▶ _Supplied records_:

- - -

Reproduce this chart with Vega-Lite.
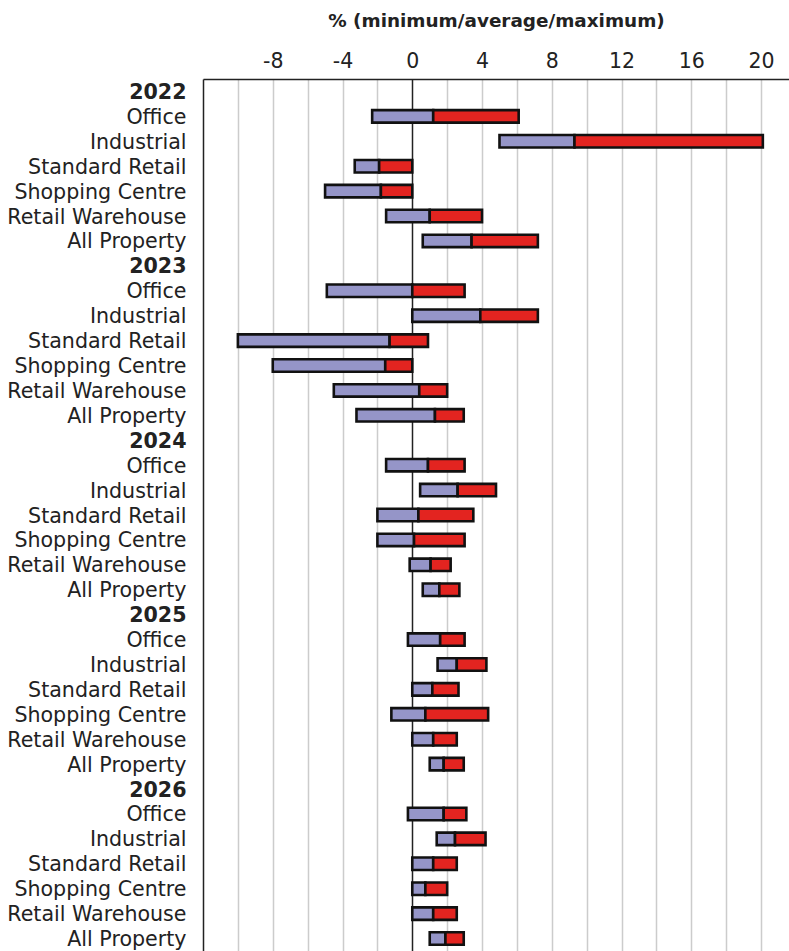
{
  "$schema": "https://vega.github.io/schema/vega-lite/v6.json",
  "autosize": "none",
  "padding": {"left": 203, "top": 79, "right": 0, "bottom": 0},
  "width": 586,
  "height": 872,
  "config": {
    "view": {"stroke": null},
    "font": "DejaVu Sans"
  },
  "data": {
    "values": [
      {"key": "2022|Office", "min": -2.3, "avg": 1.2, "max": 6.1},
      {"key": "2022|Industrial", "min": 5.0, "avg": 9.3, "max": 20.1},
      {"key": "2022|Standard Retail", "min": -3.3, "avg": -1.9, "max": 0.0},
      {"key": "2022|Shopping Centre", "min": -5.0, "avg": -1.8, "max": 0.0},
      {"key": "2022|Retail Warehouse", "min": -1.5, "avg": 1.0, "max": 4.0},
      {"key": "2022|All Property", "min": 0.6, "avg": 3.4, "max": 7.2},
      {"key": "2023|Office", "min": -4.9, "avg": 0.0, "max": 3.0},
      {"key": "2023|Industrial", "min": 0.0, "avg": 3.9, "max": 7.2},
      {"key": "2023|Standard Retail", "min": -10.0, "avg": -1.3, "max": 0.9},
      {"key": "2023|Shopping Centre", "min": -8.0, "avg": -1.55, "max": 0.0},
      {"key": "2023|Retail Warehouse", "min": -4.5, "avg": 0.4, "max": 2.0},
      {"key": "2023|All Property", "min": -3.2, "avg": 1.3, "max": 2.95},
      {"key": "2024|Office", "min": -1.5, "avg": 0.9, "max": 3.0},
      {"key": "2024|Industrial", "min": 0.45, "avg": 2.6, "max": 4.8},
      {"key": "2024|Standard Retail", "min": -2.0, "avg": 0.35, "max": 3.5},
      {"key": "2024|Shopping Centre", "min": -2.0, "avg": 0.1, "max": 3.0},
      {"key": "2024|Retail Warehouse", "min": -0.15, "avg": 1.05, "max": 2.2},
      {"key": "2024|All Property", "min": 0.6, "avg": 1.55, "max": 2.7},
      {"key": "2025|Office", "min": -0.25, "avg": 1.6, "max": 3.0},
      {"key": "2025|Industrial", "min": 1.45, "avg": 2.55, "max": 4.25},
      {"key": "2025|Standard Retail", "min": 0.0, "avg": 1.15, "max": 2.65},
      {"key": "2025|Shopping Centre", "min": -1.2, "avg": 0.75, "max": 4.35},
      {"key": "2025|Retail Warehouse", "min": 0.0, "avg": 1.2, "max": 2.55},
      {"key": "2025|All Property", "min": 1.0, "avg": 1.8, "max": 2.95},
      {"key": "2026|Office", "min": -0.25, "avg": 1.8, "max": 3.1},
      {"key": "2026|Industrial", "min": 1.4, "avg": 2.45, "max": 4.2},
      {"key": "2026|Standard Retail", "min": 0.0, "avg": 1.2, "max": 2.55},
      {"key": "2026|Shopping Centre", "min": 0.0, "avg": 0.75, "max": 2.0},
      {"key": "2026|Retail Warehouse", "min": 0.0, "avg": 1.2, "max": 2.55},
      {"key": "2026|All Property", "min": 1.0, "avg": 1.9, "max": 2.95}
    ]
  },
  "encoding": {
    "y": {
      "field": "key",
      "type": "nominal",
      "title": null,
      "scale": {
        "domain": [
          "2022", "2022|Office", "2022|Industrial", "2022|Standard Retail", "2022|Shopping Centre", "2022|Retail Warehouse", "2022|All Property",
          "2023", "2023|Office", "2023|Industrial", "2023|Standard Retail", "2023|Shopping Centre", "2023|Retail Warehouse", "2023|All Property",
          "2024", "2024|Office", "2024|Industrial", "2024|Standard Retail", "2024|Shopping Centre", "2024|Retail Warehouse", "2024|All Property",
          "2025", "2025|Office", "2025|Industrial", "2025|Standard Retail", "2025|Shopping Centre", "2025|Retail Warehouse", "2025|All Property",
          "2026", "2026|Office", "2026|Industrial", "2026|Standard Retail", "2026|Shopping Centre", "2026|Retail Warehouse", "2026|All Property"
        ],
        "paddingInner": 0,
        "paddingOuter": 0
      },
      "axis": {
        "ticks": false,
        "domain": true,
        "domainColor": "#222222",
        "domainWidth": 1.5,
        "labelPadding": 17,
        "labelOffset": 1.5,
        "labelFontSize": 20.6,
        "labelColor": "#222222",
        "labelFontWeight": {"expr": "indexof(datum.label, '|') < 0 ? 'bold' : 'normal'"},
        "labelExpr": "indexof(datum.label, '|') < 0 ? datum.label : split(datum.label, '|')[1]",
        "labelLimit": 300
      }
    },
    "x": {
      "field": "min",
      "type": "quantitative",
      "scale": {"domain": [-12, 21.6], "nice": false, "zero": false},
      "axis": {
        "orient": "top",
        "title": "% (minimum/average/maximum)",
        "titleFontSize": 18.4,
        "titleFontWeight": "bold",
        "titleColor": "#222222",
        "titlePadding": 21,
        "values": [-10, -8, -6, -4, -2, 0, 2, 4, 6, 8, 10, 12, 14, 16, 18, 20],
        "labelExpr": "datum.value % 4 == 0 ? toString(datum.value) : ''",
        "labelFontSize": 20.5,
        "labelColor": "#222222",
        "labelPadding": 8,
        "ticks": false,
        "domain": true,
        "domainColor": "#222222",
        "domainWidth": 1.5,
        "grid": true,
        "gridColor": {"expr": "datum.value == 0 ? '#222222' : '#cccccc'"},
        "gridWidth": 1.5
      }
    }
  },
  "layer": [
    {
      "mark": {"type": "bar", "height": {"band": 0.5}, "fill": "#9595C8", "stroke": "#111111", "strokeWidth": 2.6},
      "encoding": {"x2": {"field": "avg"}}
    },
    {
      "mark": {"type": "bar", "height": {"band": 0.5}, "fill": "#E32420", "stroke": "#111111", "strokeWidth": 2.6},
      "encoding": {"x": {"field": "avg", "type": "quantitative"}, "x2": {"field": "max"}}
    }
  ]
}
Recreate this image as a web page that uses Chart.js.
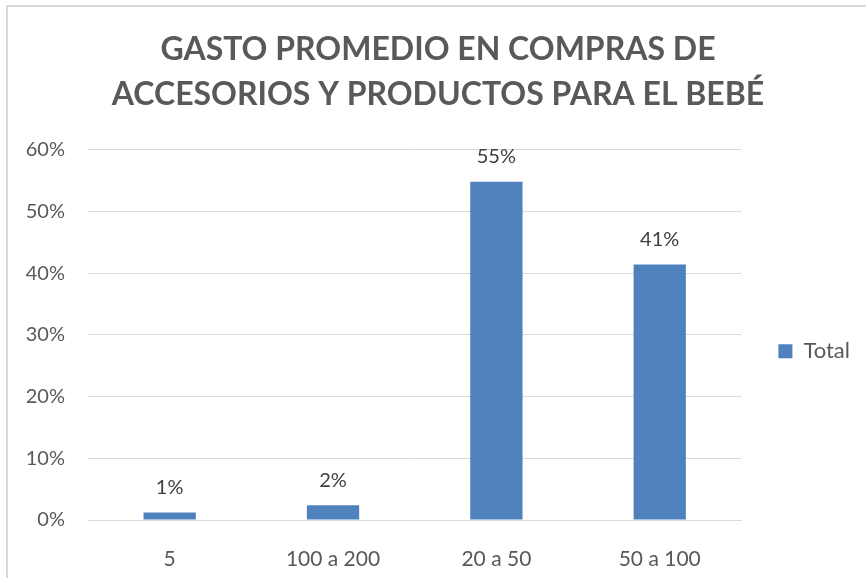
<!DOCTYPE html>
<html>
<head>
<meta charset="utf-8">
<script src="https://cdn.jsdelivr.net/npm/chart.js@4.4.1/dist/chart.umd.min.js"></script>
<style>
  html, body { margin: 0; padding: 0; background: #ffffff; }
  #frame {
    position: absolute; left: 6px; top: 5px;
    width: 860px; height: 573px;
    border-top: 2px solid #d9d9d9; border-left: 2px solid #d9d9d9;
    box-sizing: border-box;
  }
  #chart { display: block; }
</style>
</head>
<body>
<div id="frame"><canvas id="chart" width="858" height="571"></canvas></div>
<script>
// Gasto promedio por rango (porcentaje de respuestas)
const categories = ['5', '100 a 200', '20 a 50', '50 a 100'];
const totalValues = [1.2, 2.4, 54.8, 41.4];
const yTicks = [0, 10, 20, 30, 40, 50, 60];
const titleLines = ['GASTO PROMEDIO EN COMPRAS DE', 'ACCESORIOS Y PRODUCTOS PARA EL BEBÉ'];
const seriesName = 'Total';

const TEXT = '#595959';
const BAR = '#4f81bd';
const GRID = '#d9d9d9';
const FONT = 'Lato';

// Value labels above each bar
const barLabels = {
  id: 'barLabels',
  afterDatasetsDraw(chart) {
    const ctx = chart.ctx;
    const meta = chart.getDatasetMeta(0);
    ctx.save();
    ctx.fillStyle = '#404040';
    ctx.font = '20px ' + FONT;
    ctx.textAlign = 'center';
    ctx.textBaseline = 'middle';
    meta.data.forEach((bar, i) => {
      const v = chart.data.datasets[0].data[i];
      ctx.fillText(Math.round(v) + '%', bar.x, bar.y - 25);
    });
    ctx.restore();
  }
};

new Chart(document.getElementById('chart'), {
  type: 'bar',
  data: {
    labels: categories,
    datasets: [{
      label: seriesName,
      data: totalValues,
      backgroundColor: BAR,
      borderWidth: 0,
      barPercentage: 0.32,
      categoryPercentage: 1.0
    }]
  },
  options: {
    responsive: false,
    animation: false,
    layout: { padding: { left: 8, right: 6, top: 0, bottom: 0 } },
    plugins: {
      title: {
        display: true,
        text: titleLines,
        color: TEXT,
        font: { family: FONT, size: 32, weight: 'bold', lineHeight: 1.4 },
        padding: { top: 20, bottom: 33 }
      },
      legend: {
        position: 'right',
        fullSize: false,
        title: {
          display: true,
          text: ' ',
          font: { family: FONT, size: 10, lineHeight: 1.2 },
          padding: { top: 0, bottom: 21 }
        },
        labels: {
          color: TEXT,
          font: { family: FONT, size: 22 },
          boxWidth: 14,
          boxHeight: 14,
          padding: 37
        }
      },
      tooltip: { enabled: false }
    },
    scales: {
      x: {
        grid: { display: false },
        border: { color: GRID, width: 1 },
        ticks: { color: TEXT, font: { family: FONT, size: 21 }, padding: 19 },
        afterFit(s) { s.height = 58; }
      },
      y: {
        min: 0, max: 60,
        afterBuildTicks(s) { s.ticks = yTicks.map(v => ({ value: v })); },
        grid: { color: GRID, lineWidth: 1, drawTicks: false },
        border: { display: false },
        ticks: {
          color: TEXT,
          font: { family: FONT, size: 20 },
          padding: 23,
          callback: v => v + '%'
        },
        afterFit(s) { s.width = 72; }
      }
    }
  },
  plugins: [barLabels]
});
</script>
</body>
</html>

- - -

▶ _Given exercise_:
Pictures are excluded. Repeat exactly the lines from the one containing "Recreate this image" to the one containing "const seriesName = 'Total';", inclusive.

▶ _Output of the task_:
Recreate this image as a web page that uses Chart.js.
<!DOCTYPE html>
<html>
<head>
<meta charset="utf-8">
<script src="https://cdn.jsdelivr.net/npm/chart.js@4.4.1/dist/chart.umd.min.js"></script>
<style>
  html, body { margin: 0; padding: 0; background: #ffffff; }
  #frame {
    position: absolute; left: 6px; top: 5px;
    width: 860px; height: 573px;
    border-top: 2px solid #d9d9d9; border-left: 2px solid #d9d9d9;
    box-sizing: border-box;
  }
  #chart { display: block; }
</style>
</head>
<body>
<div id="frame"><canvas id="chart" width="858" height="571"></canvas></div>
<script>
// Gasto promedio por rango (porcentaje de respuestas)
const categories = ['5', '100 a 200', '20 a 50', '50 a 100'];
const totalValues = [1.2, 2.4, 54.8, 41.4];
const yTicks = [0, 10, 20, 30, 40, 50, 60];
const titleLines = ['GASTO PROMEDIO EN COMPRAS DE', 'ACCESORIOS Y PRODUCTOS PARA EL BEBÉ'];
const seriesName = 'Total';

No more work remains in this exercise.